Djamaludin mengatakan bahwa masyarakat Indonesia tidak perlu khawatir akan dampak badai matahari. Tidak seperti Kanada yang waktu itu mati lampu karena badai matahari, Indonesia diperkirakan tidak akan terpengaruh sama sekali.
“Belum ada penelitian yang mengatakan bahwa negara-negara di daerah ekuator seperti Indonesia juga terkena dampaknya, biasanya badai matahari berdampak paling besar pada daerah-daerah yang dekat dengan kutub,” jelasnya.
Namun, operator telekomunikasi dan perbankan di Indonesia yang mengandalkan teknologi satelit akan terancam jika badai matahari terjadi. Untuk itu, LAPAN bekerjasama dengan instansi terkait melakukan sosialisasi mengenai badai matahari ini dan meluruskan informasi yang keliru di masyarakat.

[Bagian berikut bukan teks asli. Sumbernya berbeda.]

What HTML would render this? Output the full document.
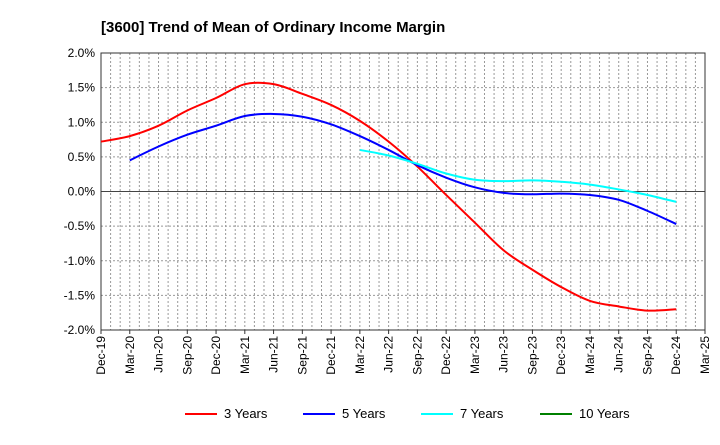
<!DOCTYPE html>
<html><head><meta charset="utf-8"><style>
body{margin:0;background:#fff;font-family:"Liberation Sans",Arial,sans-serif}
</style></head><body>
<svg width="720" height="440" xmlns="http://www.w3.org/2000/svg" font-family="Liberation Sans, Arial, sans-serif">
<text x="101" y="32" text-anchor="start" font-size="15" font-weight="bold">[3600]  Trend of Mean of Ordinary Income Margin</text>
<g id="grid"></g><g id="axes"></g><g id="series"></g><g id="legend"></g>
</svg>
<script>
const xLabels=["Dec-19","Mar-20","Jun-20","Sep-20","Dec-20","Mar-21","Jun-21","Sep-21","Dec-21","Mar-22","Jun-22","Sep-22","Dec-22","Mar-23","Jun-23","Sep-23","Dec-23","Mar-24","Jun-24","Sep-24","Dec-24","Mar-25"];
const yTicks=[2.0,1.5,1.0,0.5,0.0,-0.5,-1.0,-1.5,-2.0];
const s3=[0.72,0.80,0.95,1.17,1.35,1.55,1.55,1.41,1.25,1.02,0.72,0.36,-0.05,-0.45,-0.85,-1.13,-1.38,-1.58,-1.66,-1.72,-1.70];
const s5=[0.45,0.65,0.82,0.95,1.09,1.12,1.08,0.97,0.80,0.60,0.38,0.20,0.06,-0.02,-0.04,-0.03,-0.05,-0.12,-0.28,-0.47];
const s7=[0.60,0.52,0.40,0.26,0.17,0.15,0.16,0.14,0.10,0.03,-0.05,-0.15];
const s3Start=0,s5Start=1,s7Start=9;
const L=101,R=705,T=53,B=330;
const X=i=>L+i*(R-L)/21, Y=v=>T+(2-v)*(B-T)/4;
const NS="http://www.w3.org/2000/svg";
function mk(p,t,a){const e=document.createElementNS(NS,t);for(const k in a)e.setAttribute(k,a[k]);p.appendChild(e);return e;}
const g=document.getElementById('grid'),ax=document.getElementById('axes'),se=document.getElementById('series'),lg=document.getElementById('legend');
for(let m=1;m<63;m++){const x=L+m*(R-L)/63;const l=mk(g,'line',{x1:x,x2:x,y1:T,y2:B,stroke:'#999','stroke-dasharray':'2,2'});}
yTicks.forEach(v=>{const y=Y(v);const l=mk(g,'line',{x1:L,x2:R,y1:y,y2:y,stroke:v===0?'#444':'#999','stroke-dasharray':v===0?'none':'2,2'});
const t=mk(ax,'text',{x:L-6,y:y+4,'text-anchor':'end','font-size':12});t.textContent=v.toFixed(1)+'%';});
const fr=mk(ax,'rect',{x:L,y:T,width:R-L,height:B-T,fill:'none',stroke:'#333'});
xLabels.forEach((s,i)=>{const x=X(i);mk(ax,'line',{x1:x,x2:x,y1:B,y2:B+4,stroke:'#333'});const t=mk(ax,'text',{transform:`translate(${x+4},${B+6}) rotate(-90)`,'text-anchor':'end','font-size':12});t.textContent=s;});
function path(vals,st){const p=vals.map((v,i)=>[X(i+st),Y(v)]);let d=`M${p[0][0]},${p[0][1]}`;for(let i=0;i<p.length-1;i++){const p0=p[i-1]||p[i],p1=p[i],p2=p[i+1],p3=p[i+2]||p2;d+=` C${p1[0]+(p2[0]-p0[0])/6},${p1[1]+(p2[1]-p0[1])/6} ${p2[0]-(p3[0]-p1[0])/6},${p2[1]-(p3[1]-p1[1])/6} ${p2[0]},${p2[1]}`;}return d;}
[[s3,s3Start,'#ff0000','series-3-years'],[s5,s5Start,'#0000ff','series-5-years'],[s7,s7Start,'#00ffff','series-7-years']].forEach(([v,st,c,n])=>{const e=mk(se,'path',{d:path(v,st),fill:'none',stroke:c,'stroke-width':2});});
[['3 Years','#ff0000',185],['5 Years','#0000ff',303],['7 Years','#00ffff',421],['10 Years','#008000',540]].forEach(([s,c,x])=>{const gg=mk(lg,'g',{});mk(gg,'line',{x1:x,x2:x+32,y1:414,y2:414,stroke:c,'stroke-width':2});const t=mk(gg,'text',{x:x+39,y:418,'font-size':13});t.textContent=s;});
</script>
</body></html>
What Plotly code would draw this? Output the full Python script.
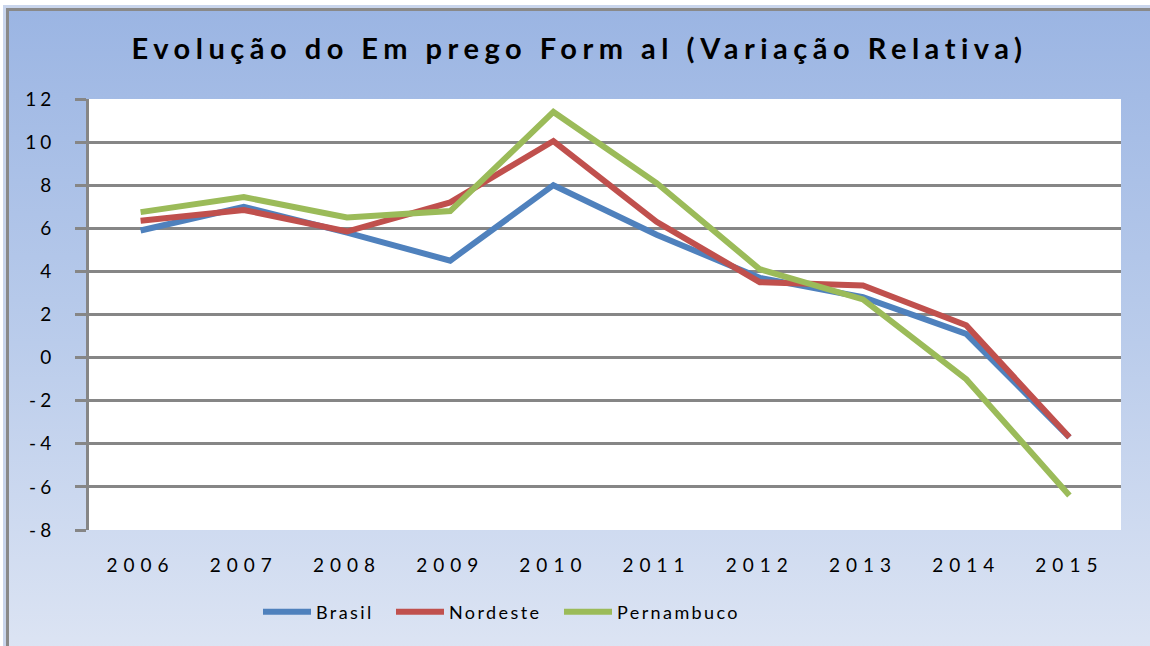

“Tujuan sosialisasi ini adalah meluruskan bahwa badai matahari tidak mengancam kehidupan manusia secara langsung, tapi mengancam teknologi yang ada,” ujarnya.
Sosialisasi yang dilakukan LAPAN berupa pertemuan dengan beberapa pemegang saham perusahaan terkait. LAPAN juga melakukan sosialisasi melalui ceramah, workshop dan seminar-seminar kepada masyarakat.